───── Supplied records ─────
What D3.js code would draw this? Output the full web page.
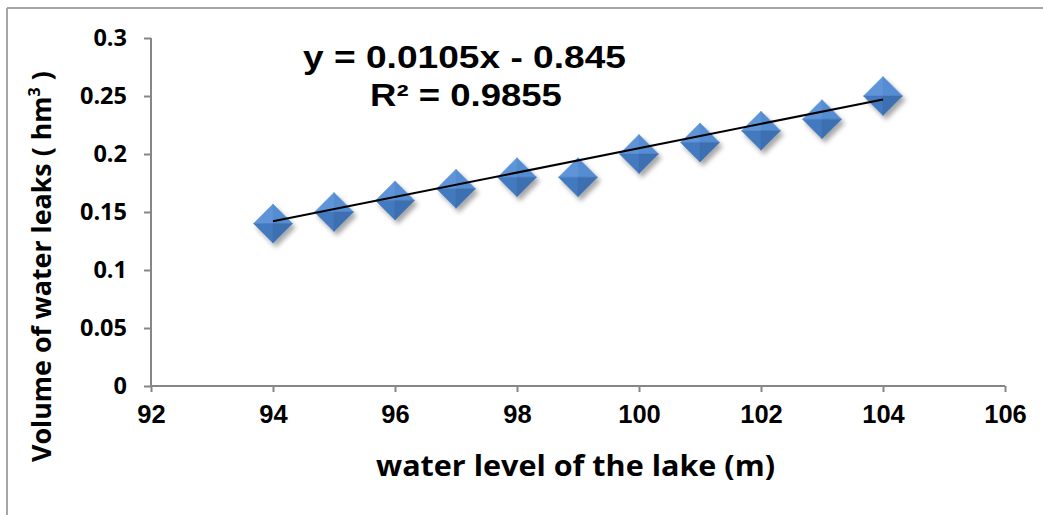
<!DOCTYPE html>
<html><head><meta charset="utf-8">
<script src="https://cdn.jsdelivr.net/npm/d3@7"></script>
<style>body{margin:0;background:#fff}svg{display:block}</style>
</head><body>
<svg id="c" width="1043" height="515"></svg>
<script>
const waterLevel = [94, 95, 96, 97, 98, 99, 100, 101, 102, 103, 104];
const leakVolume = [0.14, 0.15, 0.16, 0.17, 0.18, 0.18, 0.20, 0.21, 0.22, 0.23, 0.25];
const xTicks = [92, 94, 96, 98, 100, 102, 104, 106];
const yTicks = [0, 0.05, 0.1, 0.15, 0.2, 0.25, 0.3];
const yTickLabels = ["0", "0.05", "0.1", "0.15", "0.2", "0.25", "0.3"];
const trendSlope = 0.0105, trendIntercept = -0.845;
const equationText = "y = 0.0105x - 0.845";
const r2Value = "0.9855";
const xTitle = "water level of the lake (m)";

const svg = d3.select("#c");
const x = d3.scaleLinear().domain([92, 106]).range([151, 1005]);
const y = d3.scaleLinear().domain([0, 0.3]).range([386, 38]);

// frame
svg.append("line").attr("x1",7).attr("x2",1043).attr("y1",8).attr("y2",8).attr("stroke","#a6a6a6").attr("stroke-width",2);
svg.append("line").attr("x1",7).attr("x2",7).attr("y1",8).attr("y2",515).attr("stroke","#a6a6a6").attr("stroke-width",2);

const defs = svg.append("defs");
const f = defs.append("filter").attr("id","sh").attr("x","-50%").attr("y","-50%").attr("width","200%").attr("height","200%");
f.append("feGaussianBlur").attr("in","SourceAlpha").attr("stdDeviation",2.5).attr("result","b");
f.append("feOffset").attr("in","b").attr("dx",3).attr("dy",4).attr("result","o");
f.append("feComponentTransfer").attr("in","o").attr("result","o2").append("feFuncA").attr("type","linear").attr("slope",0.35);
const m = f.append("feMerge"); m.append("feMergeNode").attr("in","o2"); m.append("feMergeNode").attr("in","SourceGraphic");

// axes
const yAxis = d3.axisLeft(y).tickValues(yTicks).tickSize(7).tickFormat((d,i)=>yTickLabels[i]).tickPadding(17);
const gy = svg.append("g").attr("transform","translate(151,0)").call(yAxis);
gy.select(".domain").attr("stroke","#868686").attr("stroke-width",2).attr("d","M0,38V386");
gy.selectAll(".tick line").attr("stroke","#868686").attr("stroke-width",2);
gy.selectAll(".tick text").attr("font-family","'Open Sans', sans-serif").attr("font-weight",700).attr("font-size",23.5).attr("fill","#000");

const xAxis = d3.axisBottom(x).tickValues(xTicks).tickSize(6).tickFormat(d3.format("d")).tickPadding(13);
const gx = svg.append("g").attr("transform","translate(0,386)").call(xAxis);
gx.select(".domain").attr("stroke","#868686").attr("stroke-width",2).attr("d","M151,0H1005");
gx.selectAll(".tick line").attr("stroke","#868686").attr("stroke-width",2);
gx.selectAll(".tick text").attr("font-family","'Liberation Sans', Arial, sans-serif").attr("font-weight",700).attr("font-size",25.5).attr("fill","#000");

// markers
const r = 19.5;
const faces = [
  {p:[[0,-1],[-1,0],[0,0]], c:"#5e95d8"},
  {p:[[0,-1],[1,0],[0,0]], c:"#548dd2"},
  {p:[[-1,0],[0,1],[0,0]], c:"#4379bf"},
  {p:[[1,0],[0,1],[0,0]], c:"#3d6fb1"}
];
const mk = svg.append("g").selectAll("g").data(waterLevel).join("g")
  .attr("transform",(d,i)=>`translate(${x(d)},${y(leakVolume[i])})`).attr("filter","url(#sh)");
faces.forEach(fc=>{
  mk.append("path").attr("d","M"+fc.p.map(q=>[q[0]*r,q[1]*r].join(",")).join("L")+"Z").attr("fill",fc.c).attr("stroke",fc.c).attr("stroke-width",0.5);
});

// trendline
const x0 = d3.min(waterLevel), x1 = d3.max(waterLevel);
svg.append("line").attr("x1",x(x0)).attr("y1",y(trendSlope*x0+trendIntercept))
  .attr("x2",x(x1)).attr("y2",y(trendSlope*x1+trendIntercept)).attr("stroke","#000").attr("stroke-width",2);

// equation (horizontally stretched like the reference)
function stretched(txt, left, base, size, width){
  const t = svg.append("text").attr("font-family","'Liberation Sans', Arial, sans-serif")
    .attr("font-weight",700).attr("font-size",size).text(txt);
  const w = t.node().getComputedTextLength();
  t.attr("transform",`translate(${left},${base}) scale(${width/w},1)`);
}
stretched(equationText, 303, 68, 31, 323);
stretched("R² = " + r2Value, 370, 106, 31, 192);

// axis titles
svg.append("text").attr("x",376).attr("y",476).attr("font-family","'Open Sans', sans-serif")
  .attr("font-weight",700).attr("font-size",28.5).attr("textLength",399).attr("lengthAdjust","spacingAndGlyphs").text(xTitle);
const yt = svg.append("text").attr("transform","translate(51,462) rotate(-90)")
  .attr("font-family","'Open Sans', sans-serif").attr("font-weight",700).attr("font-size",26.8);
yt.append("tspan").text("Volume of water leaks ( hm");
yt.append("tspan").attr("font-size",16).attr("dy",-11).text("3");
yt.append("tspan").attr("dy",11).text(" )");
</script>
</body></html>
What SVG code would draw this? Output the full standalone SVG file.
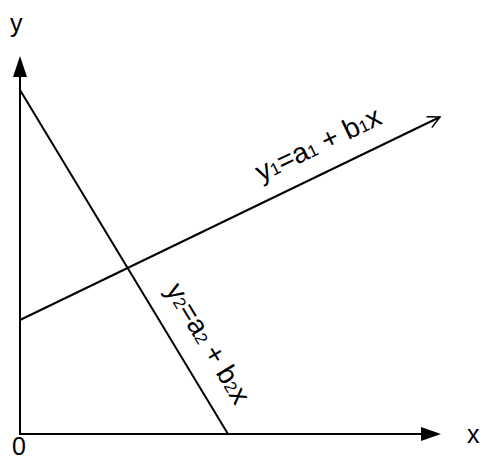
<svg xmlns="http://www.w3.org/2000/svg" width="484" height="459" viewBox="0 0 484 459">
<style>
.ln{stroke:#000;stroke-width:2;fill:none}
.t{font-family:"Liberation Sans",Arial,sans-serif;font-size:25px;fill:#000}
.l{font-size:28px}
.s{font-size:17px}
</style>
<defs>
<marker id="open" markerWidth="14" markerHeight="14" refX="13" refY="7" orient="auto" markerUnits="userSpaceOnUse" viewBox="0 0 14 14">
<path d="M1,1 L13,7 L1,13" fill="none" stroke="#000" stroke-width="1.5"/>
</marker>
</defs>
<rect width="484" height="459" fill="#fff"/>
<g id="connectors">
<line class="ln" x1="20" y1="435" x2="20" y2="60"/>
<path d="M20,56 L13,77 L27,77 Z" fill="#000"/>
<line class="ln" x1="20" y1="434" x2="430" y2="434"/>
<path d="M441,434 L421,427 L421,441 Z" fill="#000"/>
<line class="ln" x1="20" y1="90" x2="228" y2="434"/>
<line class="ln" x1="20" y1="320" x2="440" y2="117" marker-end="url(#open)"/>
</g>
<g id="label-y"><text class="t" x="10" y="32">y</text></g>
<g id="label-x"><text class="t" x="467" y="443">x</text></g>
<g id="label-0"><text class="t" x="12" y="455">0</text></g>
<g id="label-line1"><text class="t l" transform="translate(261,182) rotate(-25.7)">y<tspan class="s">1</tspan>=a<tspan class="s">1</tspan> + b<tspan class="s">1</tspan>x</text></g>
<g id="label-line2"><text class="t l" transform="translate(165,290) rotate(58.8)">y<tspan class="s">2</tspan>=a<tspan class="s">2</tspan> + b<tspan class="s">2</tspan>x</text></g>
</svg>
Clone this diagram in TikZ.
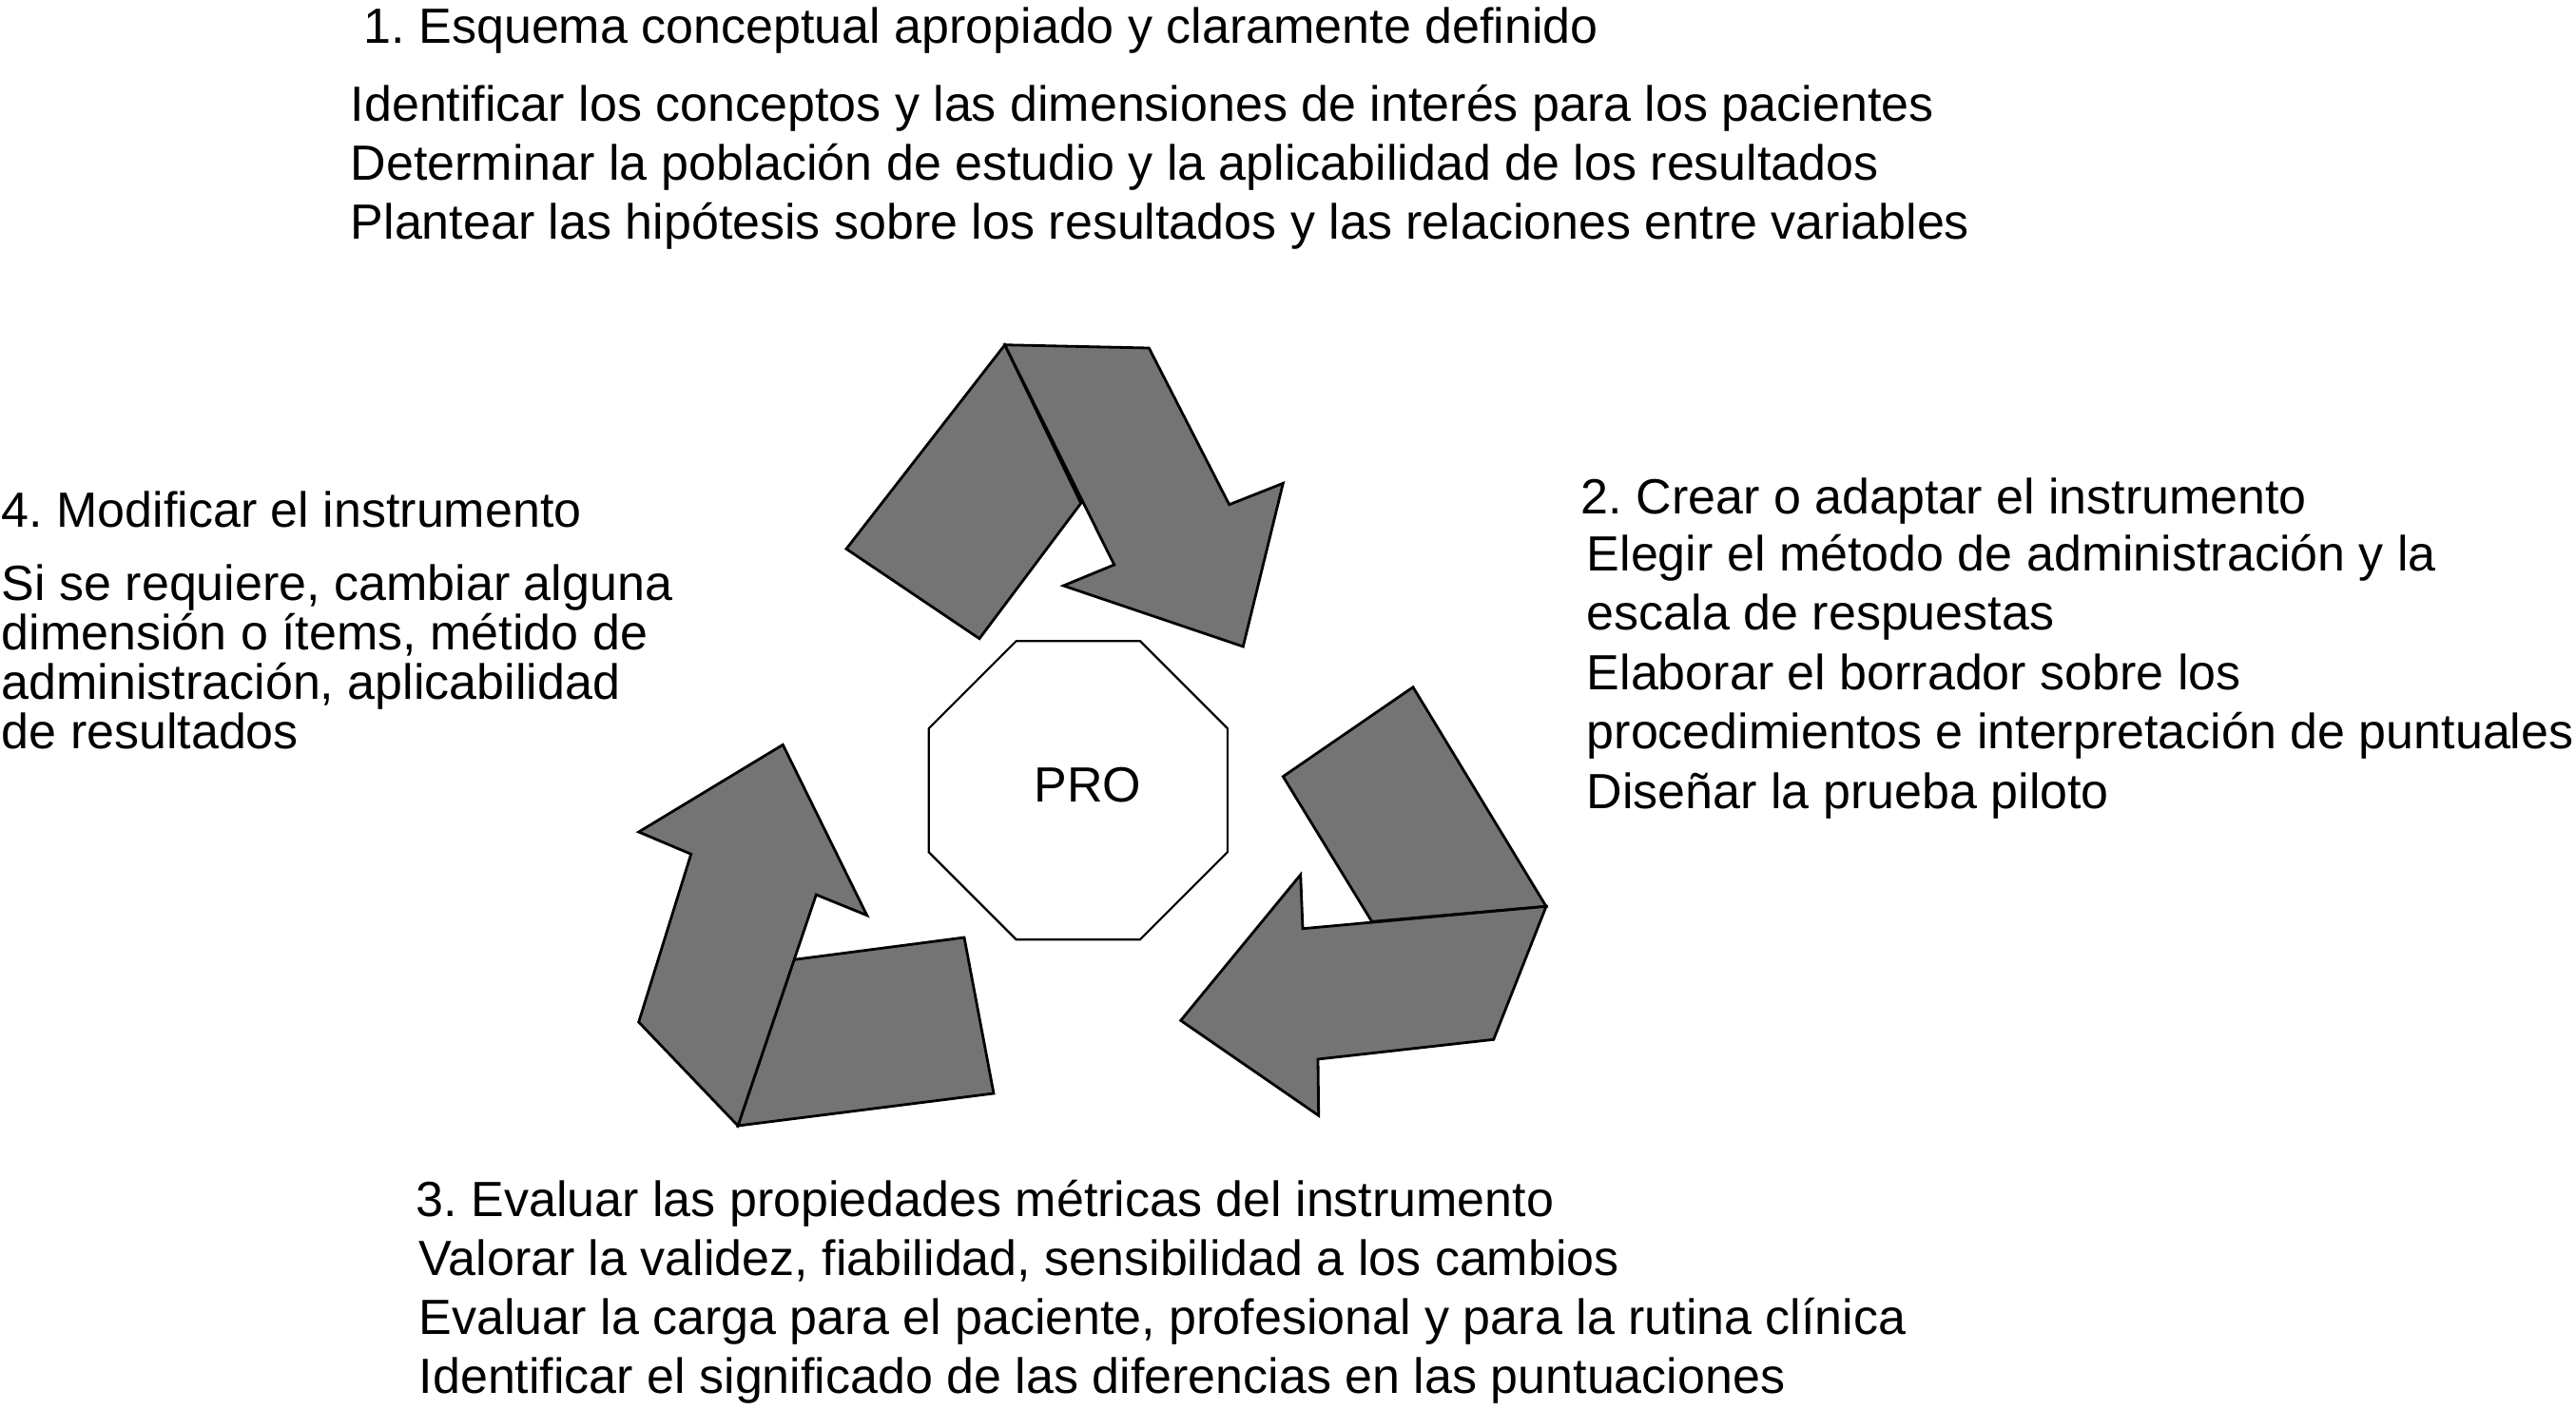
─────
All records above are to be printed exactly, minus the pictures they contain.

What D3.js code would draw this? Output the full web page.
<!DOCTYPE html>
<html><head><meta charset="utf-8">
<script src="https://cdn.jsdelivr.net/npm/d3@7"></script>
<style>body{margin:0;background:#fff}svg{display:block}</style>
</head><body>
<svg id="c" width="1043" height="515"></svg>
<script>
const waterLevel = [94, 95, 96, 97, 98, 99, 100, 101, 102, 103, 104];
const leakVolume = [0.14, 0.15, 0.16, 0.17, 0.18, 0.18, 0.20, 0.21, 0.22, 0.23, 0.25];
const xTicks = [92, 94, 96, 98, 100, 102, 104, 106];
const yTicks = [0, 0.05, 0.1, 0.15, 0.2, 0.25, 0.3];
const yTickLabels = ["0", "0.05", "0.1", "0.15", "0.2", "0.25", "0.3"];
const trendSlope = 0.0105, trendIntercept = -0.845;
const equationText = "y = 0.0105x - 0.845";
const r2Value = "0.9855";
const xTitle = "water level of the lake (m)";

const svg = d3.select("#c");
const x = d3.scaleLinear().domain([92, 106]).range([151, 1005]);
const y = d3.scaleLinear().domain([0, 0.3]).range([386, 38]);

// frame
svg.append("line").attr("x1",7).attr("x2",1043).attr("y1",8).attr("y2",8).attr("stroke","#a6a6a6").attr("stroke-width",2);
svg.append("line").attr("x1",7).attr("x2",7).attr("y1",8).attr("y2",515).attr("stroke","#a6a6a6").attr("stroke-width",2);

const defs = svg.append("defs");
const f = defs.append("filter").attr("id","sh").attr("x","-50%").attr("y","-50%").attr("width","200%").attr("height","200%");
f.append("feGaussianBlur").attr("in","SourceAlpha").attr("stdDeviation",2.5).attr("result","b");
f.append("feOffset").attr("in","b").attr("dx",3).attr("dy",4).attr("result","o");
f.append("feComponentTransfer").attr("in","o").attr("result","o2").append("feFuncA").attr("type","linear").attr("slope",0.35);
const m = f.append("feMerge"); m.append("feMergeNode").attr("in","o2"); m.append("feMergeNode").attr("in","SourceGraphic");

// axes
const yAxis = d3.axisLeft(y).tickValues(yTicks).tickSize(7).tickFormat((d,i)=>yTickLabels[i]).tickPadding(17);
const gy = svg.append("g").attr("transform","translate(151,0)").call(yAxis);
gy.select(".domain").attr("stroke","#868686").attr("stroke-width",2).attr("d","M0,38V386");
gy.selectAll(".tick line").attr("stroke","#868686").attr("stroke-width",2);
gy.selectAll(".tick text").attr("font-family","'Open Sans', sans-serif").attr("font-weight",700).attr("font-size",23.5).attr("fill","#000");

const xAxis = d3.axisBottom(x).tickValues(xTicks).tickSize(6).tickFormat(d3.format("d")).tickPadding(13);
const gx = svg.append("g").attr("transform","translate(0,386)").call(xAxis);
gx.select(".domain").attr("stroke","#868686").attr("stroke-width",2).attr("d","M151,0H1005");
gx.selectAll(".tick line").attr("stroke","#868686").attr("stroke-width",2);
gx.selectAll(".tick text").attr("font-family","'Liberation Sans', Arial, sans-serif").attr("font-weight",700).attr("font-size",25.5).attr("fill","#000");

// markers
const r = 19.5;
const faces = [
  {p:[[0,-1],[-1,0],[0,0]], c:"#5e95d8"},
  {p:[[0,-1],[1,0],[0,0]], c:"#548dd2"},
  {p:[[-1,0],[0,1],[0,0]], c:"#4379bf"},
  {p:[[1,0],[0,1],[0,0]], c:"#3d6fb1"}
];
const mk = svg.append("g").selectAll("g").data(waterLevel).join("g")
  .attr("transform",(d,i)=>`translate(${x(d)},${y(leakVolume[i])})`).attr("filter","url(#sh)");
faces.forEach(fc=>{
  mk.append("path").attr("d","M"+fc.p.map(q=>[q[0]*r,q[1]*r].join(",")).join("L")+"Z").attr("fill",fc.c).attr("stroke",fc.c).attr("stroke-width",0.5);
});

// trendline
const x0 = d3.min(waterLevel), x1 = d3.max(waterLevel);
svg.append("line").attr("x1",x(x0)).attr("y1",y(trendSlope*x0+trendIntercept))
  .attr("x2",x(x1)).attr("y2",y(trendSlope*x1+trendIntercept)).attr("stroke","#000").attr("stroke-width",2);

// equation (horizontally stretched like the reference)
function stretched(txt, left, base, size, width){
  const t = svg.append("text").attr("font-family","'Liberation Sans', Arial, sans-serif")
    .attr("font-weight",700).attr("font-size",size).text(txt);
  const w = t.node().getComputedTextLength();
  t.attr("transform",`translate(${left},${base}) scale(${width/w},1)`);
}
stretched(equationText, 303, 68, 31, 323);
stretched("R² = " + r2Value, 370, 106, 31, 192);

// axis titles
svg.append("text").attr("x",376).attr("y",476).attr("font-family","'Open Sans', sans-serif")
  .attr("font-weight",700).attr("font-size",28.5).attr("textLength",399).attr("lengthAdjust","spacingAndGlyphs").text(xTitle);
const yt = svg.append("text").attr("transform","translate(51,462) rotate(-90)")
  .attr("font-family","'Open Sans', sans-serif").attr("font-weight",700).attr("font-size",26.8);
yt.append("tspan").text("Volume of water leaks ( hm");
yt.append("tspan").attr("font-size",16).attr("dy",-11).text("3");
yt.append("tspan").attr("dy",11).text(" )");
</script>
</body></html>
What SVG code would draw this? Output the full standalone SVG file.
<svg xmlns="http://www.w3.org/2000/svg" width="484" height="459" viewBox="0 0 484 459">
<style>
.ln{stroke:#000;stroke-width:2;fill:none}
.t{font-family:"Liberation Sans",Arial,sans-serif;font-size:25px;fill:#000}
.l{font-size:28px}
.s{font-size:17px}
</style>
<defs>
<marker id="open" markerWidth="14" markerHeight="14" refX="13" refY="7" orient="auto" markerUnits="userSpaceOnUse" viewBox="0 0 14 14">
<path d="M1,1 L13,7 L1,13" fill="none" stroke="#000" stroke-width="1.5"/>
</marker>
</defs>
<rect width="484" height="459" fill="#fff"/>
<g id="connectors">
<line class="ln" x1="20" y1="435" x2="20" y2="60"/>
<path d="M20,56 L13,77 L27,77 Z" fill="#000"/>
<line class="ln" x1="20" y1="434" x2="430" y2="434"/>
<path d="M441,434 L421,427 L421,441 Z" fill="#000"/>
<line class="ln" x1="20" y1="90" x2="228" y2="434"/>
<line class="ln" x1="20" y1="320" x2="440" y2="117" marker-end="url(#open)"/>
</g>
<g id="label-y"><text class="t" x="10" y="32">y</text></g>
<g id="label-x"><text class="t" x="467" y="443">x</text></g>
<g id="label-0"><text class="t" x="12" y="455">0</text></g>
<g id="label-line1"><text class="t l" transform="translate(261,182) rotate(-25.7)">y<tspan class="s">1</tspan>=a<tspan class="s">1</tspan> + b<tspan class="s">1</tspan>x</text></g>
<g id="label-line2"><text class="t l" transform="translate(165,290) rotate(58.8)">y<tspan class="s">2</tspan>=a<tspan class="s">2</tspan> + b<tspan class="s">2</tspan>x</text></g>
</svg>
Clone this diagram in TikZ.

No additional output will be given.